Mais tarde, a investigação da Polícia Federal
comprovou que não houve nenhum grampo. Esse fato também não deve
entrar para o curriculum, uma vez que a mentira pode te sido dita pelo
Demóstenes e o Gilmar apenas a ouviu.
O ministro aproveitou a invencionice do grampo
telefônico para contratar um especialista em serviços de inteligência, um
personal araponga. Contratou o ex-agente da Abin, Jairo Martins, o que
prestava o mesmo tipo de serviços para Carlinhos Cachoeira e foi quem
gravou o vídeo da propina que originou a denúncia do mensalão. Hoje, esse
araponga está preso, juntamente com o Carlinhos Cachoeira e o sargento
aposentado da Aeronáutica Idalberto Matias, o Dadá – prisões que desfalcaram a
equipe de fontes e pauteiros das principais “reportagens” bombásticas da
revista Veja.
Agora, quando a lama da trinca
Cachoeira-Demóstenes-Veja se aproxima de sua cadeira, Gilmar Mendes busca a
sua defesa dizendo que há um ataque à instituição do STF. Seria o mesmo que
Demóstenes dizer que quem está sentando no banco dos réus na sua pessoa é o
Senado Federal.
Quem
atenta contra o STF é o próprio Gilmar Mendes
quando faz denúncias vazias e irresponsáveis, como ataque que fez ao presidente
da Venezuela, dizendo que Hugo Chávez “prende juiz”.
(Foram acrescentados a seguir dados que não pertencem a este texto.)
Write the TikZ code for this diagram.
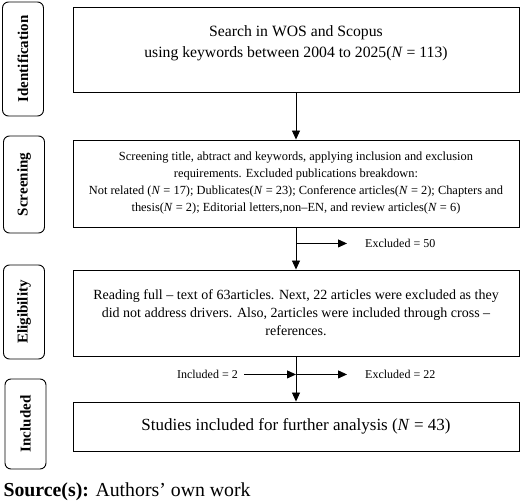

Já antes de assumir uma cadeira do STF, quando era
Advogado da União no governo de FHC – que nos legou esse ministro – Gilmar
Mendes recomendava aos agentes do Poder Executivo a não cumprir determinadas
ordens judiciais.
Como Advogado da União, quando sofria derrotas
judiciais, esse ex-presidente do STF não hesitava em afirmar que o sistema
judiciário brasileiro era um “manicômio judiciário”. Quem, sistematicamente,
atenta contra as instituições democráticas do país?
Profético
foi o artigo do jurista Dalmo Dallari, escrito em 2002 na Folha de S.Paulo: “Se
essa indicação [a de Gilmar Mendes] vier a ser aprovada pelo Senado, não há
exagero em afirmar que estarão correndo sério risco a proteção dos direitos no
Brasil, o combate à corrupção e a própria normalidade constitucional”.
Quinze
senadores votaram contra a indicação de Mendes para o STF. Mas prevaleceu o rolo compressor de FHC e
ele assumiu uma cadeira na Corte mais alta do sistema que ele considerava ser
um manicômio.
Até quando esse senhor continuará tripudiando das
instituições e atentando contra a democracia do país?